*What you are asked to do*.
Pick out and copy every line below that has the word "chart".

start

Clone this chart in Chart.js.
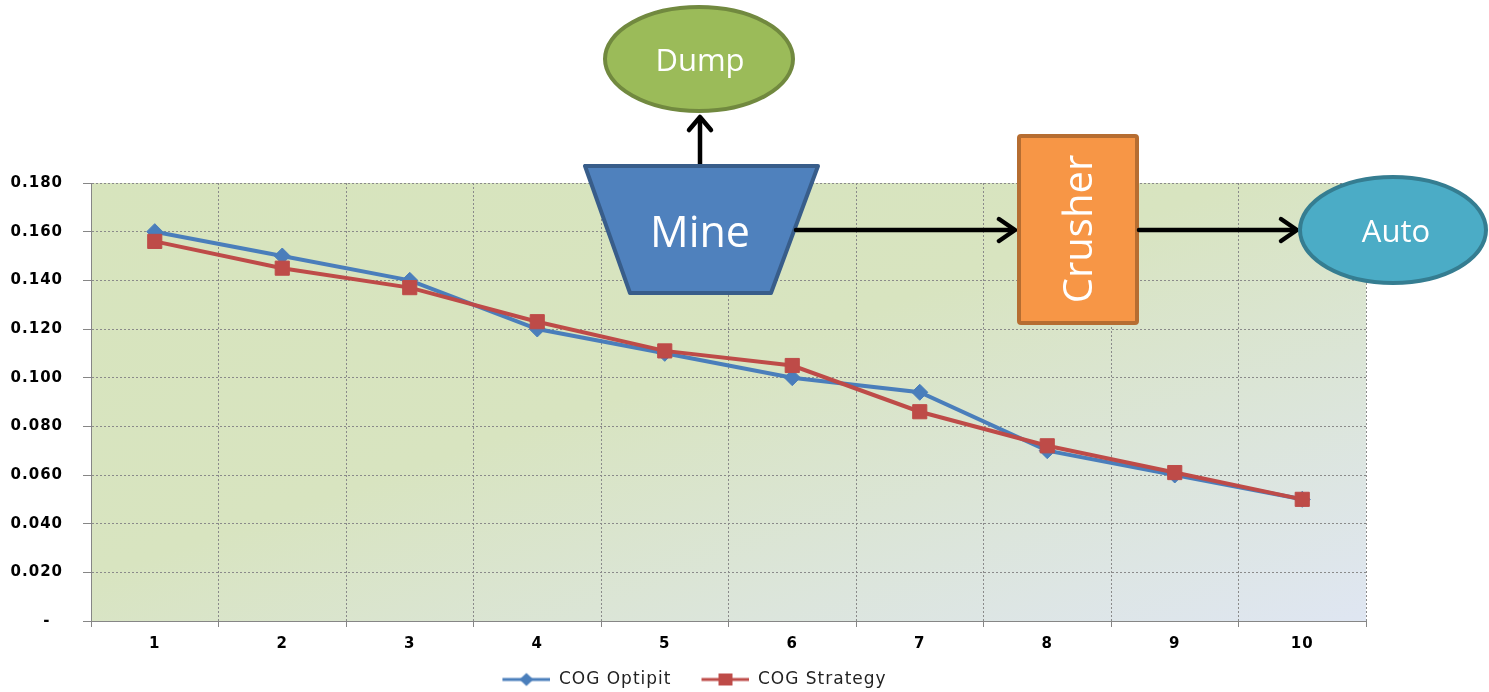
<!DOCTYPE html>
<html>
<head>
<meta charset="utf-8">
<script src="https://cdn.jsdelivr.net/npm/chart.js@4"></script>
<style>
  html, body { margin: 0; padding: 0; background: #ffffff; }
  #wrap { position: relative; width: 1489px; height: 692px; }
  #chart { position: absolute; left: 0; top: 0; }
  #flow { position: absolute; left: 0; top: 0; pointer-events: none; }
  #flow text { font-family: "Open Sans", "Noto Sans", sans-serif; fill: #ffffff; }
</style>
</head>
<body>
<div id="wrap">
  <canvas id="chart" width="1489" height="692"></canvas>
  <svg id="flow" width="1489" height="692" viewBox="0 0 1489 692">
    <!-- Dump -->
    <ellipse cx="699" cy="59" rx="94" ry="52" fill="#9bbb59" stroke="#71893f" stroke-width="4"/>
    <text x="700" y="71" font-size="31" text-anchor="middle">Dump</text>
    <!-- Mine -> Dump -->
    <g stroke="#000" stroke-width="4.5" fill="none" stroke-linecap="round" stroke-linejoin="round">
      <line x1="700" y1="164" x2="700" y2="118"/>
      <polyline points="689,130 700,117 711,130"/>
    </g>
    <!-- Mine -->
    <polygon points="585,166 818,166 771,293 630,293" fill="#4f81bd" stroke="#385d8a" stroke-width="4" stroke-linejoin="round"/>
    <text x="700" y="247" font-size="43" text-anchor="middle">Mine</text>
    <!-- Mine -> Crusher -->
    <g stroke="#000" stroke-width="4.5" fill="none" stroke-linecap="round" stroke-linejoin="round">
      <line x1="796" y1="230" x2="1014" y2="230"/>
      <polyline points="999,219 1015,230 999,241"/>
    </g>
    <!-- Crusher -->
    <rect x="1019" y="136" width="118" height="187" rx="2" fill="#f79646" stroke="#b66d31" stroke-width="4"/>
    <text transform="translate(1092,229) rotate(-90)" font-size="40" text-anchor="middle">Crusher</text>
    <!-- Crusher -> Auto -->
    <g stroke="#000" stroke-width="4.5" fill="none" stroke-linecap="round" stroke-linejoin="round">
      <line x1="1139" y1="230" x2="1295" y2="230"/>
      <polyline points="1281,219 1297,230 1281,241"/>
    </g>
    <!-- Auto -->
    <ellipse cx="1393" cy="230" rx="93" ry="53" fill="#4bacc6" stroke="#357d91" stroke-width="4"/>
    <text x="1396" y="242" font-size="31" text-anchor="middle">Auto</text>
  </svg>
</div>
<script>
// Periods on the x axis
const categories = ['1', '2', '3', '4', '5', '6', '7', '8', '9', '10'];

// Cut-off grade per period
const cogOptipit  = [0.160, 0.150, 0.140, 0.120, 0.110, 0.100, 0.094, 0.070, 0.060, 0.050];
const cogStrategy = [0.156, 0.145, 0.137, 0.123, 0.111, 0.105, 0.086, 0.072, 0.061, 0.050];

// Value axis ticks
const yTicks = [0, 0.02, 0.04, 0.06, 0.08, 0.10, 0.12, 0.14, 0.16, 0.18];

const seriesNames = ['COG Optipit', 'COG Strategy'];
const blue = '#4a7ebb';
const red = '#be4b48';

// Legend swatch: a line with the series marker in its middle (16px blank lead-in for spacing)
function legendSwatch(color, marker) {
  const c = document.createElement('canvas');
  c.width = 64; c.height = 16;
  const g = c.getContext('2d');
  g.strokeStyle = color;
  g.lineWidth = 3;
  g.beginPath(); g.moveTo(16, 8); g.lineTo(64, 8); g.stroke();
  g.fillStyle = color;
  g.beginPath();
  if (marker === 'diamond') {
    g.moveTo(40, 1.5); g.lineTo(47, 8); g.lineTo(40, 14.5); g.lineTo(33, 8);
  } else {
    g.rect(33, 2, 14, 12);
  }
  g.closePath(); g.fill();
  return c;
}
const swatches = [legendSwatch(blue, 'diamond'), legendSwatch(red, 'square')];

// Plot-area fill: green at top-left fading to pale blue at bottom-right
const plotBackground = {
  id: 'plotBackground',
  beforeDraw(chart) {
    const { ctx, chartArea: a } = chart;
    const W = a.right - a.left, H = a.bottom - a.top;
    const L2 = W * W + H * H;
    const g = ctx.createLinearGradient(a.left, a.top,
      a.left + 2 * W * H * H / L2, a.top + 2 * W * W * H / L2);
    g.addColorStop(0, '#d7e4bd');
    g.addColorStop(0.45, '#d8e4c0');
    g.addColorStop(1, '#dfe6f2');
    ctx.save();
    ctx.fillStyle = g;
    ctx.fillRect(a.left, a.top, W, H);
    ctx.restore();
  }
};

// Slightly wider lettering for the axis and legend text
const wideText = {
  id: 'wideText',
  beforeUpdate(chart) { chart.ctx.letterSpacing = '1px'; },
  beforeDraw(chart) { chart.ctx.letterSpacing = '1px'; }
};

const gridColor = '#8a8a8a';
const axisColor = '#868686';
const tickFont = { family: '"DejaVu Sans", Verdana, sans-serif', size: 15, weight: 'bold' };

new Chart(document.getElementById('chart'), {
  type: 'line',
  data: {
    labels: categories,
    datasets: [
      {
        label: seriesNames[0],
        data: cogOptipit,
        borderColor: blue,
        backgroundColor: blue,
        borderWidth: 4,
        pointStyle: 'rectRot',
        pointRadius: 8,
        pointBorderWidth: 1,
        pointBorderColor: blue,
        pointBackgroundColor: blue,
        tension: 0,
        order: 1
      },
      {
        label: seriesNames[1],
        data: cogStrategy,
        borderColor: red,
        backgroundColor: red,
        borderWidth: 4,
        pointStyle: 'rect',
        pointRadius: 10,
        pointBorderWidth: 1,
        pointBorderColor: red,
        pointBackgroundColor: red,
        tension: 0,
        order: 0
      }
    ]
  },
  options: {
    responsive: false,
    animation: false,
    layout: { padding: { left: 0, right: 116, top: 183, bottom: -6 } },
    scales: {
      x: {
        type: 'category',
        offset: true,
        afterFit(scale) { scale.height = 36; },
        grid: {
          offset: true,
          color: gridColor,
          lineWidth: 1,
          drawTicks: true,
          tickLength: 6,
          tickColor: axisColor,
          tickBorderDash: []
        },
        border: { display: true, color: axisColor, width: 1, dash: [2, 2] },
        ticks: {
          color: '#000000',
          font: tickFont,
          padding: 8,
          maxRotation: 0,
          autoSkip: false
        }
      },
      y: {
        min: 0,
        max: 0.18,
        afterFit(scale) { scale.width = 91; },
        afterBuildTicks(scale) { scale.ticks = yTicks.map(v => ({ value: v })); },
        grid: {
          color: gridColor,
          lineWidth: 1,
          drawTicks: true,
          tickLength: 8,
          tickColor: axisColor,
          tickBorderDash: []
        },
        border: { display: true, color: axisColor, width: 1, dash: [2, 2] },
        ticks: {
          color: '#000000',
          font: tickFont,
          padding: 20,
          callback(value) { return value === 0 ? '-  ' : Number(value).toFixed(3); }
        }
      },
      // empty right-hand strip so the legend sits centred under the plot
      yRight: {
        type: 'linear',
        position: 'right',
        afterFit(scale) { scale.width = 7; },
        grid: { display: false },
        border: { display: false },
        ticks: { display: false }
      }
    },
    plugins: {
      tooltip: { enabled: false },
      legend: {
        position: 'bottom',
        labels: {
          usePointStyle: true,
          pointStyleWidth: 64,
          padding: 14,
          color: '#222222',
          font: { family: '"DejaVu Sans", Verdana, sans-serif', size: 17 },
          generateLabels(chart) {
            return chart.data.datasets.map((ds, i) => ({
              text: ds.label,
              datasetIndex: i,
              pointStyle: swatches[i],
              fillStyle: ds.borderColor,
              strokeStyle: ds.borderColor,
              lineWidth: 0,
              hidden: false,
              fontColor: '#222222'
            }));
          }
        }
      }
    }
  },
  plugins: [plotBackground, wideText]
});
</script>
</body>
</html>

end

*Solution to the exercise*.
Clone this chart in Chart.js.
<script src="https://cdn.jsdelivr.net/npm/chart.js@4"></script>
  #chart { position: absolute; left: 0; top: 0; }
  <canvas id="chart" width="1489" height="692"></canvas>
  beforeDraw(chart) {
    const { ctx, chartArea: a } = chart;
  beforeUpdate(chart) { chart.ctx.letterSpacing = '1px'; },
  beforeDraw(chart) { chart.ctx.letterSpacing = '1px'; }
new Chart(document.getElementById('chart'), {
          generateLabels(chart) {
            return chart.data.datasets.map((ds, i) => ({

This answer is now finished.